WRITTEN TASK
Retype the opening lines of the listing below, ending with the line that contains "const minorVolts = d3.range(-760, 800, 40);", and leave out any pictures.

DATA PROVIDED
<<<<

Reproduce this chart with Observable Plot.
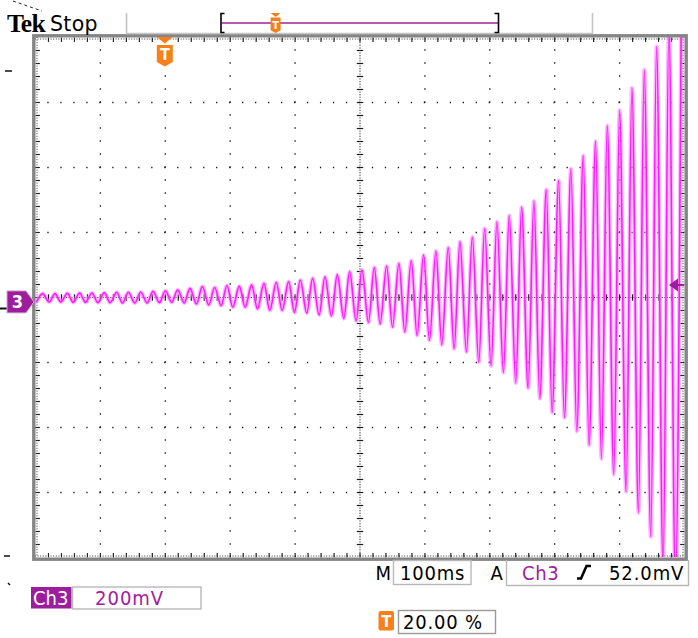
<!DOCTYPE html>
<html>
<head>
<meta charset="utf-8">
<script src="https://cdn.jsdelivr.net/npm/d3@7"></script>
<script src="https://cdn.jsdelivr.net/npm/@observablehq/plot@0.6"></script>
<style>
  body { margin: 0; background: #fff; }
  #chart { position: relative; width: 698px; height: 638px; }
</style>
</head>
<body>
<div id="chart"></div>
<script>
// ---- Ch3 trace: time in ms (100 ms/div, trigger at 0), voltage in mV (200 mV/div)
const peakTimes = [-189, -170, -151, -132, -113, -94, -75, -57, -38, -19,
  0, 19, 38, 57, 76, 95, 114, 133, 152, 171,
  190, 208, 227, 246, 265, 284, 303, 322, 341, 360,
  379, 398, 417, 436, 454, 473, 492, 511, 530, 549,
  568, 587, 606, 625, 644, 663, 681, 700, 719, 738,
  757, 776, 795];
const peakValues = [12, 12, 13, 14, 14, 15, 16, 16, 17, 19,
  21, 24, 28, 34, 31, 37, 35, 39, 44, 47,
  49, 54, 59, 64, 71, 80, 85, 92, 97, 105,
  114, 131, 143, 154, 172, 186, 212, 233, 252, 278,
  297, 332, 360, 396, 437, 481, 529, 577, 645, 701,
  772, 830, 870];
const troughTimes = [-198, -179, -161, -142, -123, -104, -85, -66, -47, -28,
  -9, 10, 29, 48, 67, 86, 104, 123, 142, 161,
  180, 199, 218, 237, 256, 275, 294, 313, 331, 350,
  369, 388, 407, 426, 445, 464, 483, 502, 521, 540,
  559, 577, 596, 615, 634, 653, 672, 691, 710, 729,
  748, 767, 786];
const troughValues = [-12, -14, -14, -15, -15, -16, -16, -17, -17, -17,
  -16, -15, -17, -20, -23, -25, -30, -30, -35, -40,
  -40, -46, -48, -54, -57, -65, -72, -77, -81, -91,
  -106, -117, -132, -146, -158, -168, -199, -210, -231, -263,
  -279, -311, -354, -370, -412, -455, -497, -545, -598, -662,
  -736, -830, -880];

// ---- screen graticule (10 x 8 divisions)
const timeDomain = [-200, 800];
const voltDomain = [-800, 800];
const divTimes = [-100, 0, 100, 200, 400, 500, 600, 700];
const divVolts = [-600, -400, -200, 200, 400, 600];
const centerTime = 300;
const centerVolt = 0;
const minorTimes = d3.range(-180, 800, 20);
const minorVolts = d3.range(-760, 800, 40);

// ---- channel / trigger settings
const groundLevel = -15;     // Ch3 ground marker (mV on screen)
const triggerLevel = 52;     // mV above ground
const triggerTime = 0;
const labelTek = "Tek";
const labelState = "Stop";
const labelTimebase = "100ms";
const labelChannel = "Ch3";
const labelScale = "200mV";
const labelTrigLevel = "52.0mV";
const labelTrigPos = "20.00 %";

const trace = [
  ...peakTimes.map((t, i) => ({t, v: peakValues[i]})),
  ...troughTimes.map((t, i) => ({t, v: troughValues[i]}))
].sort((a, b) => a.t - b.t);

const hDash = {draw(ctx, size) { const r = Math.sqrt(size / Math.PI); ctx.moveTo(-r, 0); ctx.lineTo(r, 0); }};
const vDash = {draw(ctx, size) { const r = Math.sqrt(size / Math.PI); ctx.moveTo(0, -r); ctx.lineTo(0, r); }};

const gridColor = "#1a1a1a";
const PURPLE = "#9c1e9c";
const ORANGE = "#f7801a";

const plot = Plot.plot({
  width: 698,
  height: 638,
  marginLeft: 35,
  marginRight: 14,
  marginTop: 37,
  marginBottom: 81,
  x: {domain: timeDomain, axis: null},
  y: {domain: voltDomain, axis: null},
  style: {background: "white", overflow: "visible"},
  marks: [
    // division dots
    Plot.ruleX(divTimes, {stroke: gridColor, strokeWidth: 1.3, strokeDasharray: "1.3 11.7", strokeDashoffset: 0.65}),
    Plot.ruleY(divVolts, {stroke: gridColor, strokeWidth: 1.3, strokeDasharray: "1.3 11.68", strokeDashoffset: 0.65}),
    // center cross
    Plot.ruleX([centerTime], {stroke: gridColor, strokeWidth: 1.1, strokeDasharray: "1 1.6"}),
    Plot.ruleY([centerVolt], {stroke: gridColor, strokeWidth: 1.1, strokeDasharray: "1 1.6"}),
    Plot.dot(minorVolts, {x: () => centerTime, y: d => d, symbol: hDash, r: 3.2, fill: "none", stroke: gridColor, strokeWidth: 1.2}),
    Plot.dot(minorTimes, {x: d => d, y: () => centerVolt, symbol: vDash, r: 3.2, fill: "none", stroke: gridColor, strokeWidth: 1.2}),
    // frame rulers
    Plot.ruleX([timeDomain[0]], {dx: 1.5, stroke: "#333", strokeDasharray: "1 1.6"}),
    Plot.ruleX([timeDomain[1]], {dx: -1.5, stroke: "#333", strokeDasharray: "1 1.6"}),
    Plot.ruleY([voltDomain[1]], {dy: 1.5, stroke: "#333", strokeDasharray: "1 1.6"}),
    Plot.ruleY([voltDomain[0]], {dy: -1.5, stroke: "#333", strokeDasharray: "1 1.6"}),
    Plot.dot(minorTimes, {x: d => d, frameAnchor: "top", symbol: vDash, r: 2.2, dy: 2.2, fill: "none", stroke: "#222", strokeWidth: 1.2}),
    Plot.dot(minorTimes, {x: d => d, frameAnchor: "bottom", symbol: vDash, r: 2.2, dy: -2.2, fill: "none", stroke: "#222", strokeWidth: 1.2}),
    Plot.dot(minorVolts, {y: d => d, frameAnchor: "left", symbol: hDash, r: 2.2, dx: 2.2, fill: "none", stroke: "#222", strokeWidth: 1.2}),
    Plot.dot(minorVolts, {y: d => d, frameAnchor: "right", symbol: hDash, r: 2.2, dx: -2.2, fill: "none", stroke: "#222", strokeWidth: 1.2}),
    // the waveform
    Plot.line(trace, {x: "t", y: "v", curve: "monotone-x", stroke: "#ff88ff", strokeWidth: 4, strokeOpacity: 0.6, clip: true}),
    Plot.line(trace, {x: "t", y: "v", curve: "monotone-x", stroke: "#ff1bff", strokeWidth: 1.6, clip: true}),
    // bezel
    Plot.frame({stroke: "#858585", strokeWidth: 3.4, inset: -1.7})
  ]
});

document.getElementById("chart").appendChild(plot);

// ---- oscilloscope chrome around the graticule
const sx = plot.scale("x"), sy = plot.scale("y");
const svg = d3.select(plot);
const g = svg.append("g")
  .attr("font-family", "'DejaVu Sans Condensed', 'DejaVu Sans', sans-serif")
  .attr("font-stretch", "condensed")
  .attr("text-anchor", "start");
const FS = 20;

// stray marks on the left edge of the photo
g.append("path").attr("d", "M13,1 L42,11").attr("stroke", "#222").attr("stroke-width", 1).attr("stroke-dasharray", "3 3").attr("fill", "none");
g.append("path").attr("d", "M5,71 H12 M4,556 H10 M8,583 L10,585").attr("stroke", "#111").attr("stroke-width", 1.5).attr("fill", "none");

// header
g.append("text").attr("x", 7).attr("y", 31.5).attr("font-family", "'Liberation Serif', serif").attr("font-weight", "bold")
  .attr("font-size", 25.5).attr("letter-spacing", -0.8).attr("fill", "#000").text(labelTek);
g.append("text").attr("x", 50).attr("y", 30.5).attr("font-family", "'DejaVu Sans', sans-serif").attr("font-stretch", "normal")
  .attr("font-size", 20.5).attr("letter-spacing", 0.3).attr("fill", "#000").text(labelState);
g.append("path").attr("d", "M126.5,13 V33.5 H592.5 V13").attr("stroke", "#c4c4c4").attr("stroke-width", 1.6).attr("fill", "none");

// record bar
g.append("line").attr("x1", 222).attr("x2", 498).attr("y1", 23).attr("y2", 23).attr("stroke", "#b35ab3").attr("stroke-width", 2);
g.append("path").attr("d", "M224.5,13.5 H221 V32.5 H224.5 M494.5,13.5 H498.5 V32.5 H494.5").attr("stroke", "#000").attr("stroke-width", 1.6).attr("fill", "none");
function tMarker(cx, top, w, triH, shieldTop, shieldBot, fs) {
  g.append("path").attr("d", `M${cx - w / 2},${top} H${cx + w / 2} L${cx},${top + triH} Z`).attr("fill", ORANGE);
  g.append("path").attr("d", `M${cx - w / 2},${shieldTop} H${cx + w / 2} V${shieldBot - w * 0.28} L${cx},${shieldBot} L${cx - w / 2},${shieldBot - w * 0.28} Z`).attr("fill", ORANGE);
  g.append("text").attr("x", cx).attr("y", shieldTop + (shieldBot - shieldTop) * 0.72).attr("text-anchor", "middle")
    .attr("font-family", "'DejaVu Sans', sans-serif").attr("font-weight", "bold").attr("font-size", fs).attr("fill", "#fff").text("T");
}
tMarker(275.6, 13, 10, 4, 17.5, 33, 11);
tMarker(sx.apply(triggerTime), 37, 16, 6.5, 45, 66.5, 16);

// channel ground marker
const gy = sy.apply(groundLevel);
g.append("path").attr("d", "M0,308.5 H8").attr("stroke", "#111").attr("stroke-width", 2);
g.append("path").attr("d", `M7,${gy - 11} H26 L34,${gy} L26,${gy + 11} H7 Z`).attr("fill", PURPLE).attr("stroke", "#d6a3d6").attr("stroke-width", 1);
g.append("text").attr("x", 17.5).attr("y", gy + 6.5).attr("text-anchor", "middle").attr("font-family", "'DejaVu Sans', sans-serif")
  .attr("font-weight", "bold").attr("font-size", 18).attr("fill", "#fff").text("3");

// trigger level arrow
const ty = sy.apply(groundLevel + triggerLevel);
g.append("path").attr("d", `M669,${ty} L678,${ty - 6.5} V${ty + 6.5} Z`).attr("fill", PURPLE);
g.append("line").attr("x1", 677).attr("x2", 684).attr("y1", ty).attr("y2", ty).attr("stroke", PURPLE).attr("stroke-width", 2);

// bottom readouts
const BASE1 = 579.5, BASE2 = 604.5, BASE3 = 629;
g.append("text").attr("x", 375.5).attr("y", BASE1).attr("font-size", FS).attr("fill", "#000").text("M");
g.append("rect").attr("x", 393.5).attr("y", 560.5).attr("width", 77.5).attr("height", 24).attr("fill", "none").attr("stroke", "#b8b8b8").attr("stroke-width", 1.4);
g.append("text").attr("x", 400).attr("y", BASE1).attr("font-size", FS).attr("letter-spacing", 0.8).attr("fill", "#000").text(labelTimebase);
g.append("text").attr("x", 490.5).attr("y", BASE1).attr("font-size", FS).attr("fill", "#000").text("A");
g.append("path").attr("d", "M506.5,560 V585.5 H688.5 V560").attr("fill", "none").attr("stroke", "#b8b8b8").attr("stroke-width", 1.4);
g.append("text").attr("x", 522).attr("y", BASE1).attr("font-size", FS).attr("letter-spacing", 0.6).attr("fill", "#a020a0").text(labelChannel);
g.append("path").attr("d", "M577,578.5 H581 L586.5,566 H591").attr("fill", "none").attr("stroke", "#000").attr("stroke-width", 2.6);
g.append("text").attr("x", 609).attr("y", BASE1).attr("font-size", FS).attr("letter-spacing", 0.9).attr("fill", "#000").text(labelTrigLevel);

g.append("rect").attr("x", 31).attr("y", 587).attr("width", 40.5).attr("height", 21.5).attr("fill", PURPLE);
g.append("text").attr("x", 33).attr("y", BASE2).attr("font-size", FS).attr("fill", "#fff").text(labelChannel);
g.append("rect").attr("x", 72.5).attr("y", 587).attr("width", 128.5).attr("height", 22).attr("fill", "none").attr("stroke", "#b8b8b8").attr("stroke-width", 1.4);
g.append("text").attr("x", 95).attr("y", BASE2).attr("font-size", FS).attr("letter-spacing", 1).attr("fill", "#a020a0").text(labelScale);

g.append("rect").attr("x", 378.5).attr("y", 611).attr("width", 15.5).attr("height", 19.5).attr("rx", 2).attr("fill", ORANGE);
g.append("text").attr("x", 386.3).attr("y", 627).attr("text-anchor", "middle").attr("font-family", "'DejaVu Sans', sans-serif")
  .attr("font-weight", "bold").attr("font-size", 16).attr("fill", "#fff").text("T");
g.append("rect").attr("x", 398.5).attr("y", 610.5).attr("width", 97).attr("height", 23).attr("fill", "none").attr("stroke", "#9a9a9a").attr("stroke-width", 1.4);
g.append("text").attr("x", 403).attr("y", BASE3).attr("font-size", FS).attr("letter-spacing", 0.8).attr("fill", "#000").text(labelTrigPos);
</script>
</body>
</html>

>>>>

ANSWER TO THE PROBLEM
Reproduce this chart with Observable Plot.
<!DOCTYPE html>
<html>
<head>
<meta charset="utf-8">
<script src="https://cdn.jsdelivr.net/npm/d3@7"></script>
<script src="https://cdn.jsdelivr.net/npm/@observablehq/plot@0.6"></script>
<style>
  body { margin: 0; background: #fff; }
  #chart { position: relative; width: 698px; height: 638px; }
</style>
</head>
<body>
<div id="chart"></div>
<script>
// ---- Ch3 trace: time in ms (100 ms/div, trigger at 0), voltage in mV (200 mV/div)
const peakTimes = [-189, -170, -151, -132, -113, -94, -75, -57, -38, -19,
  0, 19, 38, 57, 76, 95, 114, 133, 152, 171,
  190, 208, 227, 246, 265, 284, 303, 322, 341, 360,
  379, 398, 417, 436, 454, 473, 492, 511, 530, 549,
  568, 587, 606, 625, 644, 663, 681, 700, 719, 738,
  757, 776, 795];
const peakValues = [12, 12, 13, 14, 14, 15, 16, 16, 17, 19,
  21, 24, 28, 34, 31, 37, 35, 39, 44, 47,
  49, 54, 59, 64, 71, 80, 85, 92, 97, 105,
  114, 131, 143, 154, 172, 186, 212, 233, 252, 278,
  297, 332, 360, 396, 437, 481, 529, 577, 645, 701,
  772, 830, 870];
const troughTimes = [-198, -179, -161, -142, -123, -104, -85, -66, -47, -28,
  -9, 10, 29, 48, 67, 86, 104, 123, 142, 161,
  180, 199, 218, 237, 256, 275, 294, 313, 331, 350,
  369, 388, 407, 426, 445, 464, 483, 502, 521, 540,
  559, 577, 596, 615, 634, 653, 672, 691, 710, 729,
  748, 767, 786];
const troughValues = [-12, -14, -14, -15, -15, -16, -16, -17, -17, -17,
  -16, -15, -17, -20, -23, -25, -30, -30, -35, -40,
  -40, -46, -48, -54, -57, -65, -72, -77, -81, -91,
  -106, -117, -132, -146, -158, -168, -199, -210, -231, -263,
  -279, -311, -354, -370, -412, -455, -497, -545, -598, -662,
  -736, -830, -880];

// ---- screen graticule (10 x 8 divisions)
const timeDomain = [-200, 800];
const voltDomain = [-800, 800];
const divTimes = [-100, 0, 100, 200, 400, 500, 600, 700];
const divVolts = [-600, -400, -200, 200, 400, 600];
const centerTime = 300;
const centerVolt = 0;
const minorTimes = d3.range(-180, 800, 20);
const minorVolts = d3.range(-760, 800, 40);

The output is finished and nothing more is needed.